● TASK TO CARRY OUT: Make an exact copy of each entry, leaving out every picture.

───── GIVEN INFORMATION ─────

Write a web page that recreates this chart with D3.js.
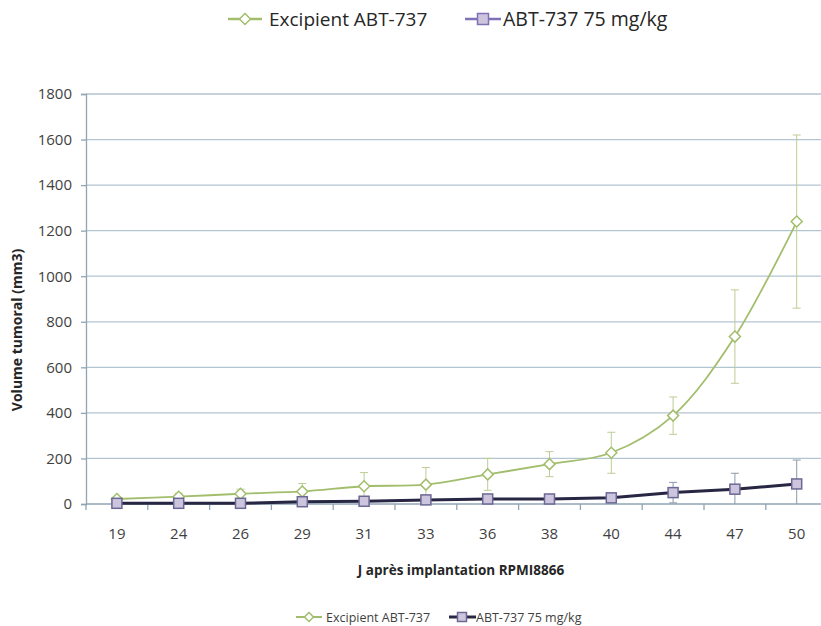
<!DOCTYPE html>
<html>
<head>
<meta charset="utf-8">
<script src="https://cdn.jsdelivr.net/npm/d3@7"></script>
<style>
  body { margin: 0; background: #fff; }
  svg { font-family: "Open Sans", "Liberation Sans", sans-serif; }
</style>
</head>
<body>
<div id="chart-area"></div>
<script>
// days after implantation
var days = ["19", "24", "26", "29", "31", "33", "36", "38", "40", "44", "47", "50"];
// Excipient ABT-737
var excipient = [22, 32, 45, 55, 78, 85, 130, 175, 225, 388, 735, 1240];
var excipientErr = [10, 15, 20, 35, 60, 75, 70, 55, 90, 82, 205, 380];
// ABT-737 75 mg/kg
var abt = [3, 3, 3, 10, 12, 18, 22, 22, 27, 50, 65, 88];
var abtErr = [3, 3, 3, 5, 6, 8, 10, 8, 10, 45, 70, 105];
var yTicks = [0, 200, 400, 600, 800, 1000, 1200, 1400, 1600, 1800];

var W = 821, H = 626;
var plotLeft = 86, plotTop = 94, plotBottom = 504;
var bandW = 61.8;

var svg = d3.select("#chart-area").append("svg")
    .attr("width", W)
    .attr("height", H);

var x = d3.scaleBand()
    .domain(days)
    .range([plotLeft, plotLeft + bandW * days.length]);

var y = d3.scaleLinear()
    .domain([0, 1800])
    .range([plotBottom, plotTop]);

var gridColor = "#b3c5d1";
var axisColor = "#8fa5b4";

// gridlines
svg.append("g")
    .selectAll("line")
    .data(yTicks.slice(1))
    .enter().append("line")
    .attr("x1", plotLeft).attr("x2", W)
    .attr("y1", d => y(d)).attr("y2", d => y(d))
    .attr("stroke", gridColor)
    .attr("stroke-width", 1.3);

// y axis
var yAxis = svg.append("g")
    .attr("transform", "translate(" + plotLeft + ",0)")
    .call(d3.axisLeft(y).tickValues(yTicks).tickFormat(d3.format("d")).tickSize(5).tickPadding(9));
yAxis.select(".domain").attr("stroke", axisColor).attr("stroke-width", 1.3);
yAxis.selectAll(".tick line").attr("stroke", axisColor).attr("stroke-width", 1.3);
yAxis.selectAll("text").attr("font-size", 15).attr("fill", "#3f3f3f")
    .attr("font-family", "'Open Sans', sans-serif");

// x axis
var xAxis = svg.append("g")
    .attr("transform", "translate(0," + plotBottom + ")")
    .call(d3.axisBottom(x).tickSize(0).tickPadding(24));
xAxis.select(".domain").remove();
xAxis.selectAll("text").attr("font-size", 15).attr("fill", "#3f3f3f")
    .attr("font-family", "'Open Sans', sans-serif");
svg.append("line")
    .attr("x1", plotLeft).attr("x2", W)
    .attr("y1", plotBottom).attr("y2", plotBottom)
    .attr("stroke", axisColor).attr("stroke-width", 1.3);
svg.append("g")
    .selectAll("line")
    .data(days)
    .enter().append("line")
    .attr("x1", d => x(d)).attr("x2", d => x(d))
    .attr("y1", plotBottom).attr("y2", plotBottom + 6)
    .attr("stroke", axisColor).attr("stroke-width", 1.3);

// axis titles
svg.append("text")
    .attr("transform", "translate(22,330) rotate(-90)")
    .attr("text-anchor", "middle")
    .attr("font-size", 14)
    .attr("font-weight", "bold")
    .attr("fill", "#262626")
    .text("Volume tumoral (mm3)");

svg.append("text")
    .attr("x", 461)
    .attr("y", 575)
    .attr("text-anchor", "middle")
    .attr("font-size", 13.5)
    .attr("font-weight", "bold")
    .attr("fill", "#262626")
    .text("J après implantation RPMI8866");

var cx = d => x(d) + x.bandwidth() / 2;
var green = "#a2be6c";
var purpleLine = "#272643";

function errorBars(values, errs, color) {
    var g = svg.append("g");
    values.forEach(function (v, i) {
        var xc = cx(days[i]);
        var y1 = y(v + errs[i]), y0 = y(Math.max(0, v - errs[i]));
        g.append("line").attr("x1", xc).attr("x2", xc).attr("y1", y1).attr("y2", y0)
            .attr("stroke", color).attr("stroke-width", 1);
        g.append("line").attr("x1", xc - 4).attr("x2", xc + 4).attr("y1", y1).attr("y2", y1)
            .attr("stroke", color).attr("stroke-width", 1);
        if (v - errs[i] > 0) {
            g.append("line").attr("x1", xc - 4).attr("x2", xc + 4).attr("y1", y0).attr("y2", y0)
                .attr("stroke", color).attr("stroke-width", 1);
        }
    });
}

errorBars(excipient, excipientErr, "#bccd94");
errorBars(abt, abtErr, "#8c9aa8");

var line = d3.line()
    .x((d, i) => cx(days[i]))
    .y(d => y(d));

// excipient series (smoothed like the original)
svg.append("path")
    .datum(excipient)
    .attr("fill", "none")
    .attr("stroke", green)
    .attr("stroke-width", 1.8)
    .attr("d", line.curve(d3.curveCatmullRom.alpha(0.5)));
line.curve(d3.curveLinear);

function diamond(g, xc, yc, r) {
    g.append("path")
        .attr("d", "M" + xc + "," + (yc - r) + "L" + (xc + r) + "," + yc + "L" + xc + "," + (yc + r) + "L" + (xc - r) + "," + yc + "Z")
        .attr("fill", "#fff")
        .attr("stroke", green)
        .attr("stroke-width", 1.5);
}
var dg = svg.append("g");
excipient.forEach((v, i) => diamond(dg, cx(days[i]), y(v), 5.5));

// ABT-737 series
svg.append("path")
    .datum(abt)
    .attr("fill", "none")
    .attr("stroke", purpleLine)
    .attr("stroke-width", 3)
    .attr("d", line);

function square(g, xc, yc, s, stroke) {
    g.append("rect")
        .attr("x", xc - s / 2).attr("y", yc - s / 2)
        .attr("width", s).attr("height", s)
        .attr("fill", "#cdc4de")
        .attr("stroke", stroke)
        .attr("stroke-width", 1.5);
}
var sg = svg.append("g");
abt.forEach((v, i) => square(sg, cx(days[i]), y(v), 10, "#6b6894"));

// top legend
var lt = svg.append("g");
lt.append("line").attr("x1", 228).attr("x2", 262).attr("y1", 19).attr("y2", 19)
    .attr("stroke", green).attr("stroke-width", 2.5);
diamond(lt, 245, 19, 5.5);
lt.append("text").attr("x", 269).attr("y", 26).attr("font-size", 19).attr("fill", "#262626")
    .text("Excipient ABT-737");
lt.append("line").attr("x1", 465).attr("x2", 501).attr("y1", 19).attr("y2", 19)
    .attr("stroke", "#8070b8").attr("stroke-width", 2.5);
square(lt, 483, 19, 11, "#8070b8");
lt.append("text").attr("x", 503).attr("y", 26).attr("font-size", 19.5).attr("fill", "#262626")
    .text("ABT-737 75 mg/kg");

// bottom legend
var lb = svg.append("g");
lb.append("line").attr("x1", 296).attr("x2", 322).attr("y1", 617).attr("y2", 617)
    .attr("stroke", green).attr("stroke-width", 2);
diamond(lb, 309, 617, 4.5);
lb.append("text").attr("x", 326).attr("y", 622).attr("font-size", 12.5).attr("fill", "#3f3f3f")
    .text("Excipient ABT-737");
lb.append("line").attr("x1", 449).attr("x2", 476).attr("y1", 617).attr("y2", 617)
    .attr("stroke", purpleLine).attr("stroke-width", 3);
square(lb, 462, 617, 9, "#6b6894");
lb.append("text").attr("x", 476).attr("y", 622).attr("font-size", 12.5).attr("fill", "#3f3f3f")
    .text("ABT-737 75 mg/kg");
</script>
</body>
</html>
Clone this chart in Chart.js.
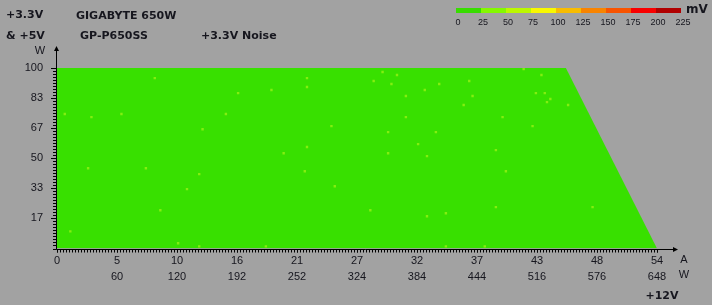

─────

● SOLUTION FOR THIS TASK:
Write a web page that recreates this chart with D3.js.
<!DOCTYPE html>
<html>
<head>
<meta charset="utf-8">
<script src="https://cdn.jsdelivr.net/npm/d3@7"></script>
<style>
  body { margin: 0; background: #fff; }
  svg { font-family: "Open Sans", "Liberation Sans", sans-serif; }
</style>
</head>
<body>
<div id="chart-area"></div>
<script>
// days after implantation
var days = ["19", "24", "26", "29", "31", "33", "36", "38", "40", "44", "47", "50"];
// Excipient ABT-737
var excipient = [22, 32, 45, 55, 78, 85, 130, 175, 225, 388, 735, 1240];
var excipientErr = [10, 15, 20, 35, 60, 75, 70, 55, 90, 82, 205, 380];
// ABT-737 75 mg/kg
var abt = [3, 3, 3, 10, 12, 18, 22, 22, 27, 50, 65, 88];
var abtErr = [3, 3, 3, 5, 6, 8, 10, 8, 10, 45, 70, 105];
var yTicks = [0, 200, 400, 600, 800, 1000, 1200, 1400, 1600, 1800];

var W = 821, H = 626;
var plotLeft = 86, plotTop = 94, plotBottom = 504;
var bandW = 61.8;

var svg = d3.select("#chart-area").append("svg")
    .attr("width", W)
    .attr("height", H);

var x = d3.scaleBand()
    .domain(days)
    .range([plotLeft, plotLeft + bandW * days.length]);

var y = d3.scaleLinear()
    .domain([0, 1800])
    .range([plotBottom, plotTop]);

var gridColor = "#b3c5d1";
var axisColor = "#8fa5b4";

// gridlines
svg.append("g")
    .selectAll("line")
    .data(yTicks.slice(1))
    .enter().append("line")
    .attr("x1", plotLeft).attr("x2", W)
    .attr("y1", d => y(d)).attr("y2", d => y(d))
    .attr("stroke", gridColor)
    .attr("stroke-width", 1.3);

// y axis
var yAxis = svg.append("g")
    .attr("transform", "translate(" + plotLeft + ",0)")
    .call(d3.axisLeft(y).tickValues(yTicks).tickFormat(d3.format("d")).tickSize(5).tickPadding(9));
yAxis.select(".domain").attr("stroke", axisColor).attr("stroke-width", 1.3);
yAxis.selectAll(".tick line").attr("stroke", axisColor).attr("stroke-width", 1.3);
yAxis.selectAll("text").attr("font-size", 15).attr("fill", "#3f3f3f")
    .attr("font-family", "'Open Sans', sans-serif");

// x axis
var xAxis = svg.append("g")
    .attr("transform", "translate(0," + plotBottom + ")")
    .call(d3.axisBottom(x).tickSize(0).tickPadding(24));
xAxis.select(".domain").remove();
xAxis.selectAll("text").attr("font-size", 15).attr("fill", "#3f3f3f")
    .attr("font-family", "'Open Sans', sans-serif");
svg.append("line")
    .attr("x1", plotLeft).attr("x2", W)
    .attr("y1", plotBottom).attr("y2", plotBottom)
    .attr("stroke", axisColor).attr("stroke-width", 1.3);
svg.append("g")
    .selectAll("line")
    .data(days)
    .enter().append("line")
    .attr("x1", d => x(d)).attr("x2", d => x(d))
    .attr("y1", plotBottom).attr("y2", plotBottom + 6)
    .attr("stroke", axisColor).attr("stroke-width", 1.3);

// axis titles
svg.append("text")
    .attr("transform", "translate(22,330) rotate(-90)")
    .attr("text-anchor", "middle")
    .attr("font-size", 14)
    .attr("font-weight", "bold")
    .attr("fill", "#262626")
    .text("Volume tumoral (mm3)");

svg.append("text")
    .attr("x", 461)
    .attr("y", 575)
    .attr("text-anchor", "middle")
    .attr("font-size", 13.5)
    .attr("font-weight", "bold")
    .attr("fill", "#262626")
    .text("J après implantation RPMI8866");

var cx = d => x(d) + x.bandwidth() / 2;
var green = "#a2be6c";
var purpleLine = "#272643";

function errorBars(values, errs, color) {
    var g = svg.append("g");
    values.forEach(function (v, i) {
        var xc = cx(days[i]);
        var y1 = y(v + errs[i]), y0 = y(Math.max(0, v - errs[i]));
        g.append("line").attr("x1", xc).attr("x2", xc).attr("y1", y1).attr("y2", y0)
            .attr("stroke", color).attr("stroke-width", 1);
        g.append("line").attr("x1", xc - 4).attr("x2", xc + 4).attr("y1", y1).attr("y2", y1)
            .attr("stroke", color).attr("stroke-width", 1);
        if (v - errs[i] > 0) {
            g.append("line").attr("x1", xc - 4).attr("x2", xc + 4).attr("y1", y0).attr("y2", y0)
                .attr("stroke", color).attr("stroke-width", 1);
        }
    });
}

errorBars(excipient, excipientErr, "#bccd94");
errorBars(abt, abtErr, "#8c9aa8");

var line = d3.line()
    .x((d, i) => cx(days[i]))
    .y(d => y(d));

// excipient series (smoothed like the original)
svg.append("path")
    .datum(excipient)
    .attr("fill", "none")
    .attr("stroke", green)
    .attr("stroke-width", 1.8)
    .attr("d", line.curve(d3.curveCatmullRom.alpha(0.5)));
line.curve(d3.curveLinear);

function diamond(g, xc, yc, r) {
    g.append("path")
        .attr("d", "M" + xc + "," + (yc - r) + "L" + (xc + r) + "," + yc + "L" + xc + "," + (yc + r) + "L" + (xc - r) + "," + yc + "Z")
        .attr("fill", "#fff")
        .attr("stroke", green)
        .attr("stroke-width", 1.5);
}
var dg = svg.append("g");
excipient.forEach((v, i) => diamond(dg, cx(days[i]), y(v), 5.5));

// ABT-737 series
svg.append("path")
    .datum(abt)
    .attr("fill", "none")
    .attr("stroke", purpleLine)
    .attr("stroke-width", 3)
    .attr("d", line);

function square(g, xc, yc, s, stroke) {
    g.append("rect")
        .attr("x", xc - s / 2).attr("y", yc - s / 2)
        .attr("width", s).attr("height", s)
        .attr("fill", "#cdc4de")
        .attr("stroke", stroke)
        .attr("stroke-width", 1.5);
}
var sg = svg.append("g");
abt.forEach((v, i) => square(sg, cx(days[i]), y(v), 10, "#6b6894"));

// top legend
var lt = svg.append("g");
lt.append("line").attr("x1", 228).attr("x2", 262).attr("y1", 19).attr("y2", 19)
    .attr("stroke", green).attr("stroke-width", 2.5);
diamond(lt, 245, 19, 5.5);
lt.append("text").attr("x", 269).attr("y", 26).attr("font-size", 19).attr("fill", "#262626")
    .text("Excipient ABT-737");
lt.append("line").attr("x1", 465).attr("x2", 501).attr("y1", 19).attr("y2", 19)
    .attr("stroke", "#8070b8").attr("stroke-width", 2.5);
square(lt, 483, 19, 11, "#8070b8");
lt.append("text").attr("x", 503).attr("y", 26).attr("font-size", 19.5).attr("fill", "#262626")
    .text("ABT-737 75 mg/kg");

// bottom legend
var lb = svg.append("g");
lb.append("line").attr("x1", 296).attr("x2", 322).attr("y1", 617).attr("y2", 617)
    .attr("stroke", green).attr("stroke-width", 2);
diamond(lb, 309, 617, 4.5);
lb.append("text").attr("x", 326).attr("y", 622).attr("font-size", 12.5).attr("fill", "#3f3f3f")
    .text("Excipient ABT-737");
lb.append("line").attr("x1", 449).attr("x2", 476).attr("y1", 617).attr("y2", 617)
    .attr("stroke", purpleLine).attr("stroke-width", 3);
square(lb, 462, 617, 9, "#6b6894");
lb.append("text").attr("x", 476).attr("y", 622).attr("font-size", 12.5).attr("fill", "#3f3f3f")
    .text("ABT-737 75 mg/kg");
</script>
</body>
</html>
Clone this chart in Chart.js.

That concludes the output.